Cornel West Hits All the Right Notes in Visit to Campus
More than 20 books bear his name; he speaks across the country on stages and cable TV screens. He’s made a name for himself as a prime provocateur, demanding the country take note of its flaws and fix them. (And yes, that was him in “The Matrix.”)
But Cornel West admits he will never live up to the high standards of the standard setters: jazz musicians.
“They’re the ones who dig deep in the dark precincts of their own soul to transform their pain and suffering into a truth that you don’t just think it — you feel it,” he told an audience of students, faculty, staff and community members in the Robert and Judi Newman Center for the Performing Arts. “I try to do it with words and a pen. I fall short, but I am unapologetically a black man who comes out of a tradition of people who have been hated for 400 years, yet still taught the world so much about how to love.”
Over the course of an hour-long discussion on Thursday, Jan. 11, with Chancellor Rebecca Chopp and the community, love proved a favorite, familiar riff for West.
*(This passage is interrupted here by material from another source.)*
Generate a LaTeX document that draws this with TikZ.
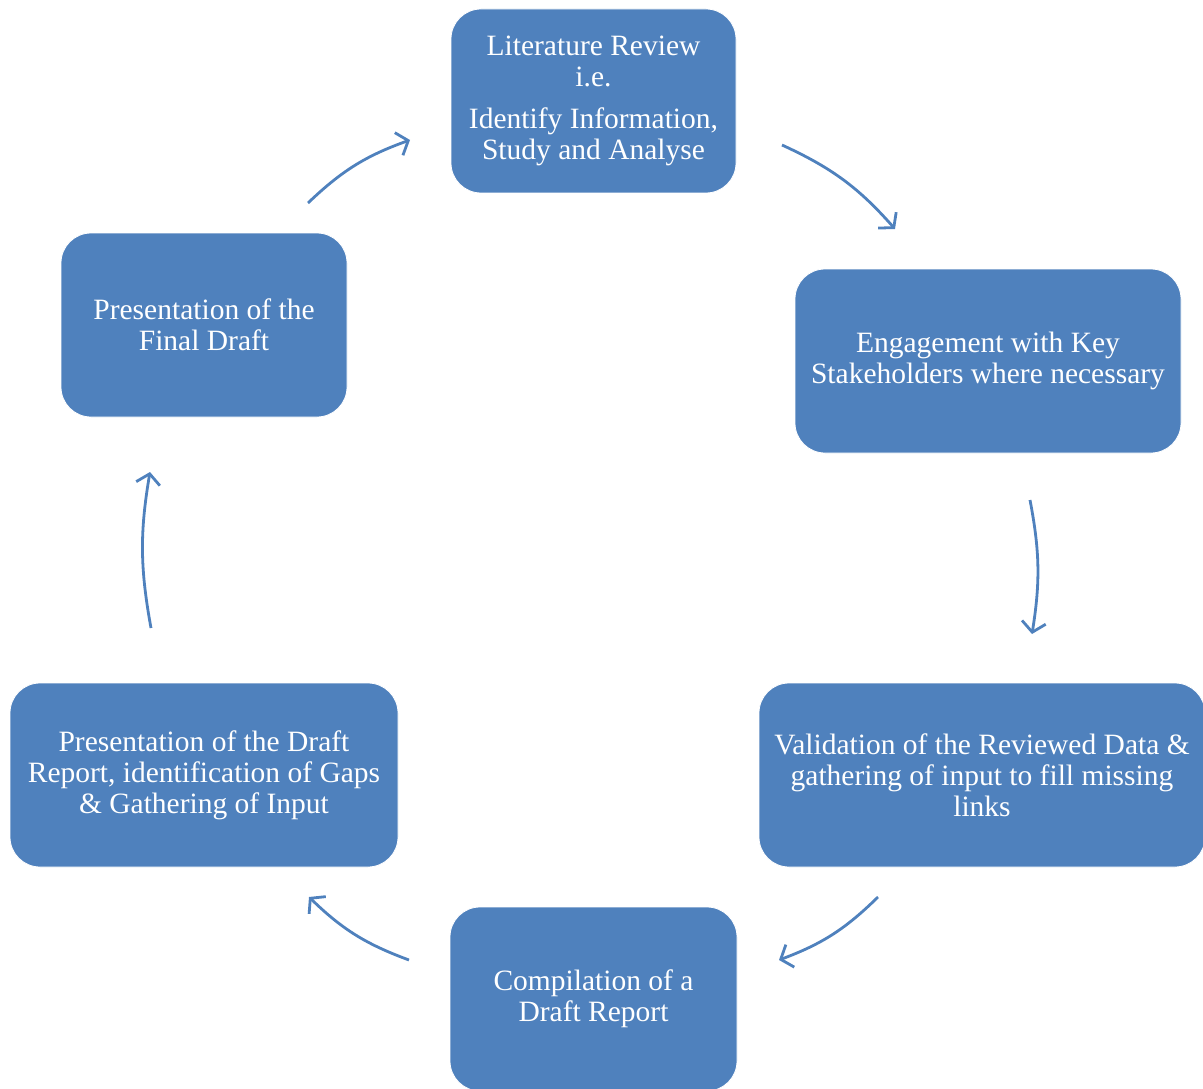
\documentclass[tikz,border=0pt]{standalone}
\usepackage{fontspec}
\setmainfont{Liberation Serif}
\usetikzlibrary{arrows.meta}
\definecolor{boxblue}{HTML}{4F81BD}
\begin{document}
\begin{tikzpicture}[x=1pt,y=-1pt,
  stage/.style={draw=white, line width=0.8pt, fill=boxblue, rounded corners=30pt, text=white,
    align=center, inner sep=0pt, font=\fontsize{29.5}{31}\selectfont},
  flow/.style={draw=boxblue, line width=2.8pt,
    -{Straight Barb[length=10pt,width=24pt,line width=2.8pt]}}]
\useasboundingbox (0,0) rectangle (1203,1089);
\node[stage, minimum width=285pt, minimum height=184pt] (lit) at (593.5,101)
  {Literature Review\\i.e.\\[11pt]Identify Information,\\Study and Analyse};
\node[stage, minimum width=386pt, minimum height=184pt] (eng) at (988,361)
  {Engagement with Key\\Stakeholders where necessary};
\node[stage, minimum width=446pt, minimum height=184pt] (val) at (982,775)
  {Validation of the Reviewed Data \&\\gathering of input to fill missing\\links};
\node[stage, minimum width=287pt, minimum height=184pt] (comp) at (593.5,999)
  {Compilation of a\\Draft Report};
\node[stage, minimum width=388pt, minimum height=184pt] (pres) at (204,775)
  {Presentation of the Draft\\Report, identification of Gaps\\\& Gathering of Input};
\node[stage, minimum width=286pt, minimum height=184pt] (fin) at (204,325)
  {Presentation of the\\Final Draft};
\coordinate (a1) at (308,203); \coordinate (a2) at (410,140);
\coordinate (b1) at (782,145); \coordinate (b2) at (895,229);
\coordinate (c1) at (1030,500); \coordinate (c2) at (1032,634);
\coordinate (d1) at (878,897); \coordinate (d2) at (779,960);
\coordinate (e1) at (409,960); \coordinate (e2) at (309,897);
\coordinate (f1) at (151,628); \coordinate (f2) at (150,472);
\draw[flow] (a1) to[bend left=12] (a2);
\draw[flow] (b1) to[bend left=12] (b2);
\draw[flow] (c1) to[bend left=10] (c2);
\draw[flow] (d1) to[bend left=12] (d2);
\draw[flow] (e1) to[bend left=12] (e2);
\draw[flow] (f1) to[bend left=10] (f2);
\end{tikzpicture}
\end{document}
He emphasized the subject as the most important way to find a unique, individual voice for change.
“Your voice is like your fingerprint: There’s only one like you,” he said. “You have to have the courage to think critically, courage to love truth and goodness and beauty, courage to stand over and against the crowd, the mob.”
Institutions of higher education can be incubators, he said, raising a generation of people who are willing to think for themselves and connect with something bigger.
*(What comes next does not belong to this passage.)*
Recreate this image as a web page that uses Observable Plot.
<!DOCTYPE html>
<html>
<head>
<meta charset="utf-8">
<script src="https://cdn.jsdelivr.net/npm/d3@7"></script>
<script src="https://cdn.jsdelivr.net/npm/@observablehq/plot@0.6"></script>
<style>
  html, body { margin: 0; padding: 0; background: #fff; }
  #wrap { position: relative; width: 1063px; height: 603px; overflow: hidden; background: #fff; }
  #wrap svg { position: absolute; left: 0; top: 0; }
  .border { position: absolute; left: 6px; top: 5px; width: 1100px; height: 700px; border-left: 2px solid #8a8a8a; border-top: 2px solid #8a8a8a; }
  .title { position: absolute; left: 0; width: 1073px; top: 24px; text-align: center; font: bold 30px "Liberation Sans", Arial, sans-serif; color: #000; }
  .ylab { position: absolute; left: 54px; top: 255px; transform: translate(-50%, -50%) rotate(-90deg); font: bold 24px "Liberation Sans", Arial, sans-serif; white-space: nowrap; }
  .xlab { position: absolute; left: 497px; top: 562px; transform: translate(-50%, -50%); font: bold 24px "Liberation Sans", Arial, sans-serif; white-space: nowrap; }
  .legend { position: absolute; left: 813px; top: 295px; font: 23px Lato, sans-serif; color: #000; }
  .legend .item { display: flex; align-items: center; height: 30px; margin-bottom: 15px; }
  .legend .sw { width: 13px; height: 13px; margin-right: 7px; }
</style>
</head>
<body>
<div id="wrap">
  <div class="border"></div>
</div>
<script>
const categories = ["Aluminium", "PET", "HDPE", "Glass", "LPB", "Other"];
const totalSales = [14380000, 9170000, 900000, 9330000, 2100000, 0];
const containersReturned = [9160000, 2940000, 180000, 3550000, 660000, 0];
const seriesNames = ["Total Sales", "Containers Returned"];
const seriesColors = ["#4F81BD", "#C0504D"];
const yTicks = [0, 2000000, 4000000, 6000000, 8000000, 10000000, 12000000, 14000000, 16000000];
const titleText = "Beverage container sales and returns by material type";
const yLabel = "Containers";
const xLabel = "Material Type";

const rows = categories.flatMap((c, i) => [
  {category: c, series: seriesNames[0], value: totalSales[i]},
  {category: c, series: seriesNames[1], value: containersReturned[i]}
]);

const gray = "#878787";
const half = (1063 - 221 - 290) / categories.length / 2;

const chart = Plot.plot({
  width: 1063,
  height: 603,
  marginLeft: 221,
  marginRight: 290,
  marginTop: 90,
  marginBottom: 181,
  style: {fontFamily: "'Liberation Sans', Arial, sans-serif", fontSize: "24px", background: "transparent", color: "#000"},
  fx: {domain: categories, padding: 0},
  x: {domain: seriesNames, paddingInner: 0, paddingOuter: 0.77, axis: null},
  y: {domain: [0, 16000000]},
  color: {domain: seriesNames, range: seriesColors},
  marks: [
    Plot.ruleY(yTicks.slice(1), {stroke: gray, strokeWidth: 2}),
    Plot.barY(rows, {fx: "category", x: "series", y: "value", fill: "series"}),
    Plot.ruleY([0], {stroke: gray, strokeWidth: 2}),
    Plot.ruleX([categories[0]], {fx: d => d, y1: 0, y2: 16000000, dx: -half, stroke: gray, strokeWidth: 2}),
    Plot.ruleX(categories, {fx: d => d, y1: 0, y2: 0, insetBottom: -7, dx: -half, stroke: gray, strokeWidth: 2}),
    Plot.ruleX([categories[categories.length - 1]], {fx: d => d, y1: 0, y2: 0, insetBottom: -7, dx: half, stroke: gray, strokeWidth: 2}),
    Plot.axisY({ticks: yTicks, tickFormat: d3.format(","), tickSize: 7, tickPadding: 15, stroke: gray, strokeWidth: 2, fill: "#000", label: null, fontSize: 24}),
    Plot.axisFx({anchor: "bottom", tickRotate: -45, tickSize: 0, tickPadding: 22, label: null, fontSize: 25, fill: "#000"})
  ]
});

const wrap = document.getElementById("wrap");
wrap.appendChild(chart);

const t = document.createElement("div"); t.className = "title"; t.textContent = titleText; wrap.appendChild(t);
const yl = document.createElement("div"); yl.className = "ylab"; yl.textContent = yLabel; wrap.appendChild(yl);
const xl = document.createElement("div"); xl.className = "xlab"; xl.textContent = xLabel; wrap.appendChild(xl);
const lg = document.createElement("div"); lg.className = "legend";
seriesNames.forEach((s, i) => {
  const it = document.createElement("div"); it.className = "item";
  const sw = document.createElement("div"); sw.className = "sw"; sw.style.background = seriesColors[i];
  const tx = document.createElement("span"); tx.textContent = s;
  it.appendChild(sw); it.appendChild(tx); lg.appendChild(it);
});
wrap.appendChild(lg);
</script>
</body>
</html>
Still, he cautioned, a degree isn’t necessarily enough. There’s a difference between going to school and becoming educated — which comes with questioning who you are. It means avoiding what West termed “spiritual blockage” — when love and understanding are trapped and only expressed within a particular community. To clear it, one must escape the comfortable, familiar echo chambers.
“You can’t just love folk who look like you,” he said. “Every institution, every person, every tradition has blind spots. Can’t stand conservative folk because you’re so liberal? Check yourself. Can’t stand liberals because you’re so conservative? Check yourself. You can learn from a variety of different voices.”
Sometimes the dialogue becomes impassioned. Sometimes, West said to chuckles from the crowd, he goes too far. That’s OK. He believes there is a time to be harsh and provocative, and he’d rather go too far than not far enough.
The important thing, he said, is to avoid indifference. Prioritize substance over superficial images. Criticize, he urged, but also be open to criticism in the name of self-examination.
“There’s nothing wrong with taking a strong stand, but every stand in the end is still a fallible stand,” he told the crowd. “We’ve got to fight all forms of dogmatism, all forms of self-righteousness, all forms of believing one has a monopoly on truth or goodness or beauty.”
Grasping the idea takes intellectual dialogue and love, West said. These are essential to making something beautiful out of something rough.
For West, it’s just like jazz.
And Thursday afternoon on stage, he had everybody clapping along.